In very broad terms, we have seen the dispersal of the vine to regions where climatic conditions are more favourable – regions with lower precipitation in the crucial parts of the growing season, higher daily temperatures after veraison, and higher sunshine hours during the ripening period. The southern regions have greater risk from late-spring frosts and the possibility that in some seasons it will be difficult, maybe even impossible, to ripen grapes to a level to make still wines of real quality. If that happens, all of these southern regions at least have the possibility of directing their Chardonnay and Pinot Noir grapes to sparkling wines, where the level of sugar at harvest is not so demanding. Soils of the expanding regions are generally free draining, with Gisborne an obvious partial exception.

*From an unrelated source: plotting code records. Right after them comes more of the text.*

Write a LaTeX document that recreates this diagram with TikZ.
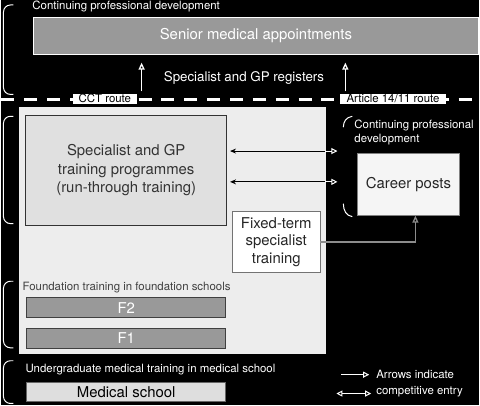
\documentclass[tikz,border=0pt]{standalone}
\usepackage{fontspec}
\setmainfont{TeX Gyre Heros}
\usetikzlibrary{positioning,arrows.meta}

\begin{document}
\begin{tikzpicture}[x=1pt, y=-1pt, node distance=10pt, font=\fontsize{15}{18.5}\selectfont]
    % Define styles
    \tikzstyle{bigbox} = [draw, rectangle, anchor=north west, inner sep=0pt, align=center, line width=1pt]
    \tikzstyle{fbox} = [bigbox, minimum width=200, minimum height=20, fill=black!40, draw=black!75, text=white]
    \tikzstyle{smalltext} = [inner sep=0pt, text=white!90, font=\fontsize{11.5}{14}\selectfont]
    \tikzstyle{routelabel} = [fill=white, text=black, inner sep=0pt, minimum height=10, text height=8, text depth=2, font=\fontsize{11.5}{14}\selectfont]
    \tikzstyle{bracketline} = [white!75, line width=1pt, rounded corners=7pt]
    \tikzstyle{uparrow} = [-{Triangle[open, length=7pt, width=6pt]}, white!90, line width=1.3pt]
    \tikzstyle{compleft} = [-{Stealth[length=6pt, width=5pt]}, black, line width=1pt]
    \tikzstyle{compright} = [-{Triangle[open, length=6pt, width=6pt]}, white!90, line width=1pt]
    \tikzstyle{entry} = [-{Triangle[open, length=7pt, width=6pt]}, black!45, line width=1.3pt]

    % Background
    \fill[black] (0,0) rectangle (480,408);

    % TOP: senior posts
    \draw[bracketline] (12,5) -- (2,5) -- (2,95) -- (12,95);
    \node (cpd_top) [smalltext, anchor=west] at (31,7) {Continuing professional development};
    \node (senior) [bigbox, fill=black!40, draw=white!70, text=white!85, minimum width=447, minimum height=37] at (32,17) {Senior medical appointments};
    \node (registers) [smalltext, font=\fontsize{13.4}{16}\selectfont] at (244,78) {Specialist and GP registers};

    % Route line
    \draw[white!85, line width=3pt, dash pattern=on 13pt off 10pt] (0,100) -- (480,100);
    \node (cct_route) [routelabel, minimum width=64] at (104,100) {CCT route};
    \node (art_route) [routelabel, minimum width=106] at (394,100) {Article 14/11 route};
    \coordinate (cct_start) at (141,92);
    \coordinate (art_start) at (346,92);
    \draw[uparrow, shorten >=8pt] (cct_start) -- (cct_start |- senior.south);
    \draw[uparrow, shorten >=8pt] (art_start) -- (art_start |- senior.south);

    % TRAINING PANEL
    \node (panel) [rectangle, anchor=north west, fill=black!7, minimum width=309, minimum height=249, inner sep=0pt] at (17,107) {};
    \draw[bracketline] (12,117) -- (2,117) -- (2,225) -- (12,225);
    \node (training) [bigbox, fill=black!12, draw=black!80, text=black!80, minimum width=202, minimum height=110] at (24,116) {Specialist and GP\\training programmes\\(run-through training)};
    \node (fixed) [bigbox, fill=white, draw=black!55, text=black!85, minimum width=88, minimum height=62, font=\fontsize{15}{17.5}\selectfont] at (232,212) {Fixed-term\\specialist\\training};

    % Career posts
    \node (cpd_right) [smalltext, align=left, anchor=north west, font=\fontsize{11.5}{14}\selectfont] at (355,121) {Continuing professional\\development};
    \draw[bracketline] (353,117) .. controls (347,118) and (344,122) .. (344,128);
    \draw[bracketline] (344,205) .. controls (344,212) and (347,217) .. (353,218);
    \node (career) [bigbox, fill=black!4, draw=black!50, text=black!85, minimum width=102, minimum height=62] at (358,154) {Career posts};

    % CONNECTIONS
    \coordinate (edge1) at (326,152);
    \coordinate (edge2) at (326,183);
    \draw[compleft, shorten >=3pt] (edge1) -- (training.east |- edge1);
    \draw[compright, shorten >=20pt] (edge1) -- (career.west |- edge1);
    \draw[compleft, shorten >=3pt] (edge2) -- (training.east |- edge2);
    \draw[compright, shorten >=20pt] (edge2) -- (career.west |- edge2);
    \draw[entry] (fixed.east) -| ([xshift=7pt]career.south);

    % FOUNDATION
    \draw[bracketline] (12,283) -- (2,283) -- (2,350) -- (12,350);
    \node (found_text) [smalltext, text=black!75, anchor=west] at (21,289) {Foundation training in foundation schools};
    \node (f2) [fbox] at (25,299) {F2};
    \node (f1) [fbox, below=of f2] {F1};

    % MEDICAL SCHOOL
    \draw[bracketline] (12,363) -- (2,363) -- (2,406) -- (12,406);
    \node (ug_text) [smalltext, anchor=west] at (24,372) {Undergraduate medical training in medical school};
    \node (medschool) [bigbox, fill=black!13, draw=black!60, text=black, minimum width=200, minimum height=20] at (25,384) {Medical school};

    % Legend
    \node (leg_text1) [smalltext, anchor=west] at (377,377) {Arrows indicate};
    \node (leg_text2) [smalltext, anchor=west] at (377,394) {competitive entry};
    \coordinate (leg1) at (342,377);
    \coordinate (leg2) at (337,396);
    \draw[compright, shorten >=7pt] (leg1) -- (leg_text1.west);
    \draw[{Triangle[open, length=6pt, width=6pt]}-{Triangle[open, length=6pt, width=6pt]}, white!90, line width=1pt, shorten >=5pt] (leg2) -- (leg_text2.west |- leg2);

\end{tikzpicture}
\end{document}
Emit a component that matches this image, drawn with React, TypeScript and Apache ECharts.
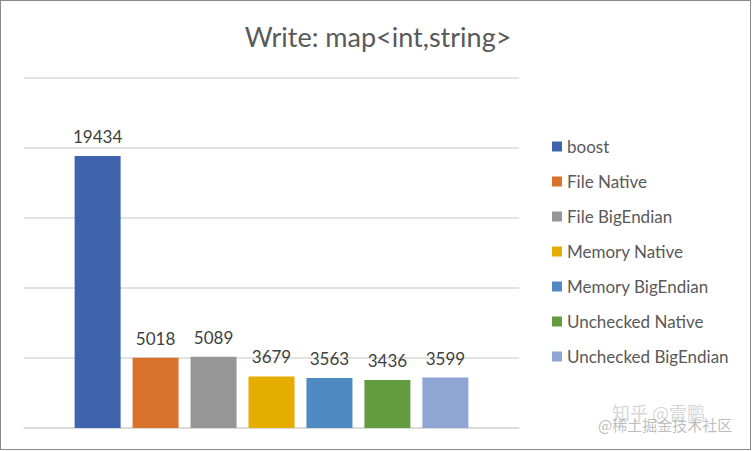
import React, { useEffect, useRef } from "react";
import * as echarts from "echarts";

const seriesNames = [
  "boost",
  "File Native",
  "File BigEndian",
  "Memory Native",
  "Memory BigEndian",
  "Unchecked Native",
  "Unchecked BigEndian",
];
const seriesValues = [19434, 5018, 5089, 3679, 3563, 3436, 3599];
const seriesColors = ["#4063ad", "#d8722d", "#969696", "#e5ad00", "#4f8bc2", "#639c3e", "#8fa6d5"];
const categories = [""];
const titleText = "Write: map<int,string>";

export default function App() {
  const ref = useRef<HTMLDivElement>(null);
  useEffect(() => {
    document.body.style.margin = "0";
    if (!ref.current) return;
    const chart = echarts.init(ref.current, undefined, { renderer: "svg" });
    const font = "Lato, 'Noto Sans', sans-serif";
    chart.setOption({
      animation: false,
      backgroundColor: "#ffffff",
      title: {
        text: titleText,
        left: 373,
        textAlign: "center",
        top: 18,
        textStyle: { fontFamily: font, fontSize: 27, fontWeight: "normal", color: "#595959" },
      },
      legend: {
        orient: "vertical",
        left: 552,
        top: 138,
        padding: 0,
        itemWidth: 10,
        itemHeight: 10,
        itemGap: 18,
        icon: "rect",
        data: seriesNames,
        textStyle: { fontFamily: font, fontSize: 17, color: "#595959" },
      },
      grid: { left: 24, right: 233, top: 78, bottom: 23, containLabel: false },
      xAxis: {
        type: "category",
        data: categories,
        axisLine: { show: true, lineStyle: { color: "#d9d9d9", width: 1.5 } },
        axisTick: { show: false },
        axisLabel: { show: false },
      },
      yAxis: {
        type: "value",
        min: 0,
        max: 25000,
        interval: 5000,
        axisLabel: { show: false },
        axisLine: { show: false },
        axisTick: { show: false },
        splitLine: { lineStyle: { color: "#d9d9d9", width: 1.5 } },
      },
      series: seriesNames.map((name, i) => ({
        name,
        type: "bar",
        data: [seriesValues[i]],
        barWidth: 46,
        barGap: "26%",
        itemStyle: { color: seriesColors[i] },
        label: {
          show: true,
          position: "top",
          distance: 11,
          fontFamily: font,
          fontSize: 17,
          color: "#404040",
        },
      })),
      graphic: [
        {
          type: "text",
          left: 612,
          top: 403,
          style: { text: "知乎 @雷鹏", font: "18px 'Noto Sans CJK SC'", fill: "rgba(180,180,180,0.55)" },
        },
        {
          type: "text",
          left: 598,
          top: 417,
          style: { text: "@稀土掘金技术社区", font: "15px 'Noto Sans CJK SC'", fill: "rgba(160,160,160,0.7)" },
        },
      ],
    });
    return () => chart.dispose();
  }, []);
  return (
    <div style={{ position: "relative", width: 752, height: 451 }}>
      <div ref={ref} style={{ width: 752, height: 451 }} />
      <div
        style={{
          position: "absolute",
          left: 0,
          top: 0,
          width: 751,
          height: 450,
          boxSizing: "border-box",
          border: "1px solid #8a8a8a",
          pointerEvents: "none",
        }}
      />
    </div>
  );
}
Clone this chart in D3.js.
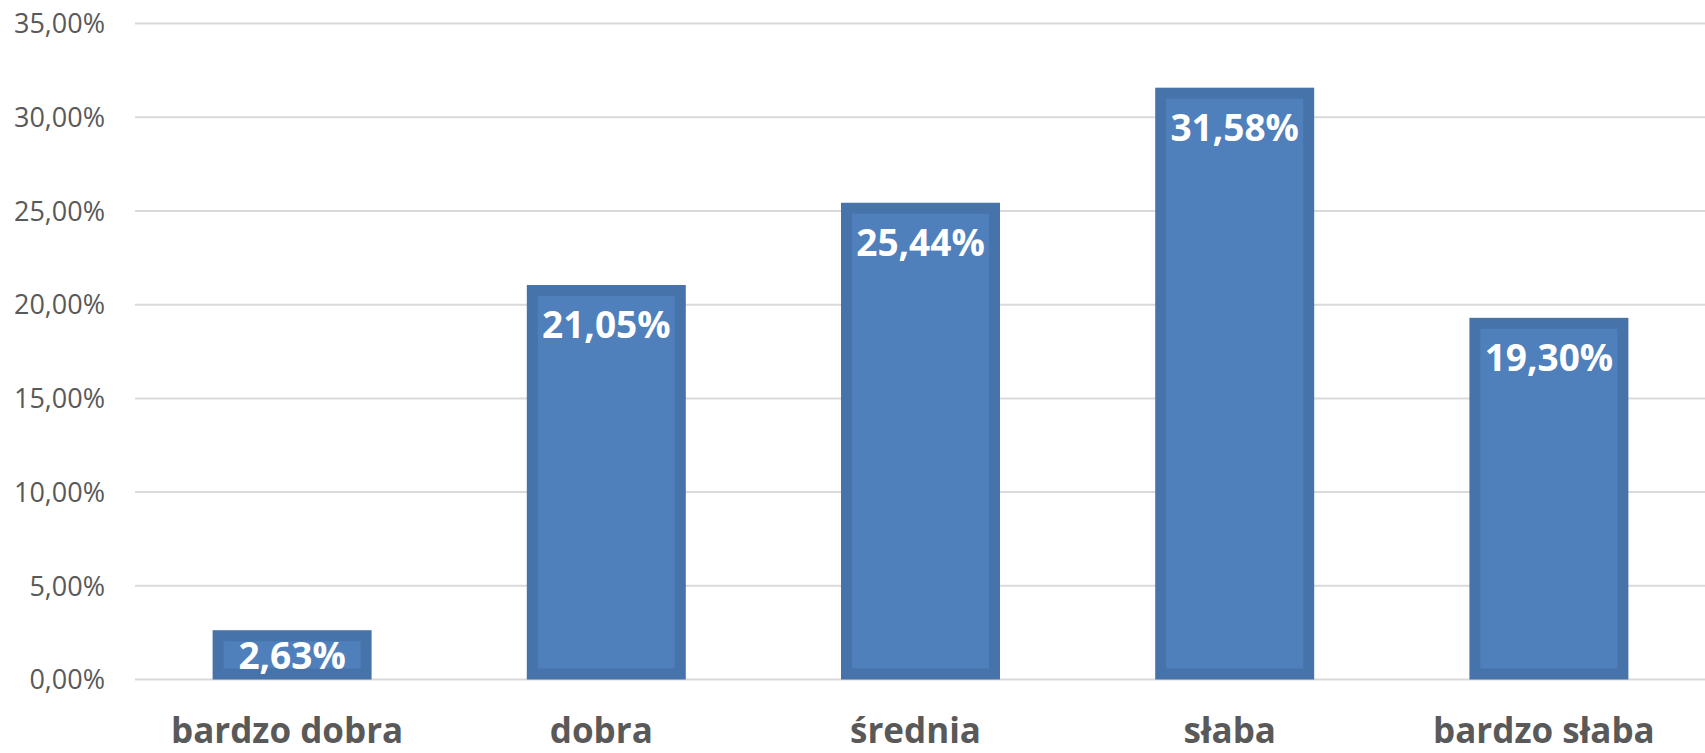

Yet such simple spatial association of natural environment with activity belies the role of people in the process and a host of micro-effects. Consider the complexity of the relationship between weather and varieties of Vitis vinifera. Like the prestigious regions of France, all of New Zealand is close to the polar limit for ripening many varieties of grapes. The problem of weather variability is better expressed in probabilistic terms. Empirical experience over many seasons is required before it is clear whether a variety will ripen to a satisfactory balance of sugar and acidity in a sufficient number of years to produce grapes with the flavour characteristics to make wines of real quality. In a sense, grape growing for wine is not about finding sites with the ‘ideal’ climates but about finding sites where the probability of a sufficient number of outstanding years, or very good, or even good years is high. In addition, the probability of ‘wipeouts’ – from late-spring frosts, or rampant fungal diseases from regular rain and high humidity after veraison – must be low. The task of the wine enterprise is to make outstanding wine out of the best seasons and the best possible wine from the worst seasons.

Moreover, any analysis of the weather record needs to be made for specific varieties, or indeed different clones each with their own phenology. Each variety (or clone) has bud burst at a different time, flowers at a different time, undergoes veraison at a different time and reaches physiological ripeness at a different time. And each event in this phenological sequence influences the next. The weather of any single year also affects the vine’s performance in the following year, notably in the fertility of the buds. Yield, one of the key variables that the viticulturist is trying to influence, is affected. The weather sequences of particular years are seldom if ever exactly repeated in another. And the viticulturist/winemaker has only 40 or so vintages in which to perfect their art, or 80 or so if blessed with the constitution to be a flying winemaker between the southern and northern hemispheres into their sixties. Herein lies the joy and frustration of growing grapes and making wine.